This shockingly shoddy, adolescent attempt at giving a run-of-the-mill British crime thriller a bit of American spit 'n' polish is so bogged down in cliché and caricature that stunningly, neither the ineffective pilfering of Michael Mann's visual style or the astounding revelation that it took three directors to concoct this crap counts as the film's grossest offence.
The co-writing and directing team of Mark Cripps, David Ellison and James Marquand* must all be held be held equally accountable for this bungled story of deceit and double-crossing convolutedly told. Found wanting in coherence, intelligence and genuine surprises, it's not so much that too many cooks spoil the broth, it's that their grab bag ingredients are so stale to begin with, that no amount of faux American slickery can overcome them.
At a slim eighty-four minutes, the simple deception of two men unwittingly set up to kill one another by a third amounts to little more than a laborious slog of tension-deflating flashbacks, each triggered by stock sound effects imprudently lifted from decade-old action trailers. All that's missing is the unmistakable twenty-packs-a-day gravel tone of maestro Don LaFontaine and the obligatory "in a world..." narration. Even by such dated standards, the film falls embarrassingly flat on its face.
For the filmmakers, the intended point of reference is clearly Michael Mann's Heat, yet no amount of dusky blue filters are likely to convince anyone that the A40 bears even a passing resemblance to the LAX freeway. Mann's stylish aesthetic is substituted for the ersatz production values of an Orange phone parody, directed with roughly the same risible mimicry of impressionable schoolboys waving their water pistols around, after seeing Reservoir Dogs for the first time. The precipitous downslide occurs as early as the opening shot, the initial Brian Eno-like soundscape abandoned for telegraphed overscoring, characteristic of new-era BBC staples, Spooks and Doctor Who, thus confirming the film's drab televisual aesthetic. The general lack of atmosphere extends to every aspect of the film; an easy to foretell cat-and-mouse chase as unimpressionable as the nondescript London locales that serve as its backdrop.
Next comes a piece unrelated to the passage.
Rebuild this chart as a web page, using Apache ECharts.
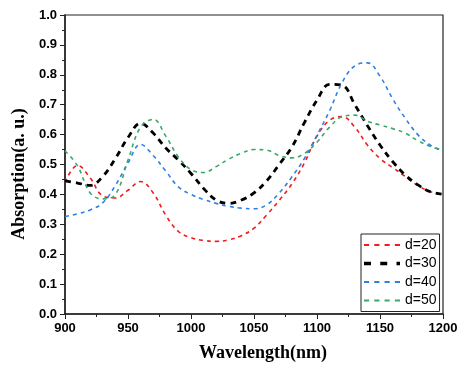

We first meet milquetoast protagonist Ian Drake, pleading for his life and begging a back alley kingpin (Mark Womack) for mercy. Tied to a chair with a gun rammed in his face, snivelling seems very much Drake's natural disposition, irregardless of threats on his life. The kind of enfeebled runt who brings out the inner bully in everyone he meets. Whenever his cockney barmaid fuck buddy squawks his forename, it evokes the contemptible gutlessness of his Eastenders namesake Beale, making the comical mismatch of his videogame hard nut surname stand out all the more.
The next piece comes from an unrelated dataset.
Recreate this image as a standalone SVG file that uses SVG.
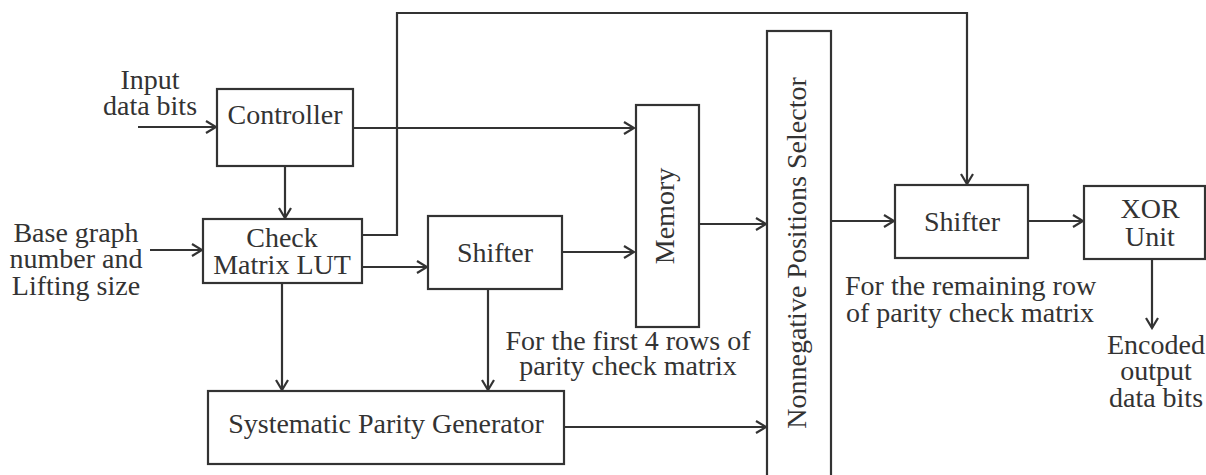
<svg xmlns="http://www.w3.org/2000/svg" width="1206" height="475" viewBox="0 0 1206 475">
<defs>
<style>
.box{fill:#fff;stroke:#333;stroke-width:2.2}
.ln{fill:none;stroke:#333;stroke-width:2.2}
.ar{marker-end:url(#ah)}
text{font-family:"Liberation Serif","Times New Roman",serif;font-size:28px;fill:#333}
.c{text-anchor:middle}
</style>
<marker id="ah" markerUnits="userSpaceOnUse" markerWidth="14" markerHeight="16" viewBox="0 0 14 16" refX="12" refY="8" orient="auto">
<path d="M2,2 L12,8 L2,14" fill="none" stroke="#333" stroke-width="2.2"/>
</marker>
</defs>
<rect width="1206" height="475" fill="#fff"/>
<g id="connectors">
<path class="ln ar" d="M138,127 H216"/>
<path class="ln ar" d="M150,250 H202"/>
<path class="ln ar" d="M285,166 V218"/>
<path class="ln ar" d="M353,128 H634"/>
<path class="ln ar" d="M362,267 H427"/>
<path class="ln ar" d="M562,252 H634"/>
<path class="ln ar" d="M362,235 H397 V13 H967 V184"/>
<path class="ln ar" d="M282,283 V390"/>
<path class="ln ar" d="M488,289 V390"/>
<path class="ln ar" d="M564,427 H766"/>
<path class="ln ar" d="M698,224 H766"/>
<path class="ln ar" d="M831,221 H894"/>
<path class="ln ar" d="M1028,221 H1083"/>
<path class="ln ar" d="M1152,259 V328"/>
</g>
<g id="input-label">
<text class="c" x="150" y="89">Input</text>
<text class="c" x="150" y="115">data bits</text>
</g>
<g id="base-label">
<text class="c" x="76" y="242">Base graph</text>
<text class="c" x="76" y="268">number and</text>
<text class="c" x="76" y="295">Lifting size</text>
</g>
<g id="controller">
<rect class="box" x="217" y="89" width="136" height="77"/>
<text class="c" x="285" y="124">Controller</text>
</g>
<g id="check-lut">
<rect class="box" x="203" y="219" width="159" height="64"/>
<text class="c" x="282" y="247">Check</text>
<text class="c" x="282" y="274">Matrix LUT</text>
</g>
<g id="shifter1">
<rect class="box" x="428" y="216" width="134" height="73"/>
<text class="c" x="495" y="262">Shifter</text>
</g>
<g id="memory">
<rect class="box" x="636" y="105" width="63" height="222"/>
<text class="c" transform="translate(674,216) rotate(-90)">Memory</text>
</g>
<g id="first-rows-label">
<text class="c" x="628" y="350">For the first 4 rows of</text>
<text class="c" x="628" y="375">parity check matrix</text>
</g>
<g id="systematic">
<rect class="box" x="208" y="391" width="356" height="73"/>
<text class="c" x="386" y="433">Systematic Parity Generator</text>
</g>
<g id="nonneg">
<rect class="box" x="767" y="31" width="64" height="460"/>
<text class="c" transform="translate(806,253) rotate(-90)">Nonnegative Positions Selector</text>
</g>
<g id="shifter2">
<rect class="box" x="895" y="185" width="133" height="73"/>
<text class="c" x="962" y="231">Shifter</text>
</g>
<g id="remaining-label">
<text x="845" y="295">For the remaining row</text>
<text x="846" y="322">of parity check matrix</text>
</g>
<g id="xor">
<rect class="box" x="1084" y="186" width="121" height="73"/>
<text class="c" x="1150" y="218">XOR</text>
<text class="c" x="1150" y="246">Unit</text>
</g>
<g id="output-label">
<text class="c" x="1156" y="354">Encoded</text>
<text class="c" x="1156" y="380">output</text>
<text class="c" x="1156" y="407">data bits</text>
</g>
</svg>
Accused of killing the crime boss' father during a break-in, Drake protests his innocence with variant inflections of the f-word, insisting another man caught on the security camera that same night is the perpetrator. It's an exasperating scene of shouty, sweary, gobby gun-toting that sets the tone for the rest of the picture and pigeonholes it as another depressing example of British, gangster lite chest puffing, sure to give Henry Hill and his Goodfellas cause to chuckle.
Managing to convince his captor he's got the wrong man, he's charged with eliminating the real killer, but as played by Kenny Doughty, Drake's a preening baby face straight out of the Marks and Spencers autumn/winter collection, unconvincing as a beleaguered victim, much less one capable of murder. Ordinary men thrown into limit-testing circumstances has long been a set up of inherent dramaturgical urgency that's easy to respond to, permitted it doesn't throw all plausibility out the window as it does here. It's not helped by the fact that the only thing deadly about his killed-or-be-killed adversary is his perpetual look of quotidian hopelessness. As a gumtree hit man, Ingvar Eggert Sigurðsson looks like a bricklayer who's wandered in from an Aki Kaurismäki film, hardly a dangerous assassin.
As an example of the genre, the film itself is just as pedestrian – at times downright inept. Even during the Brit gangster boom of the early 00's, and the subsequent wannabe hard man reign of Danny Dyer, I Against I would surely have ranked an all time low of lads mag big screen fatuousness. In 2012 it deserves nothing better than the petrol station bargin bin.
* the apple fell far, far from the tree in this case, his father having famously directed Return of the Jedi.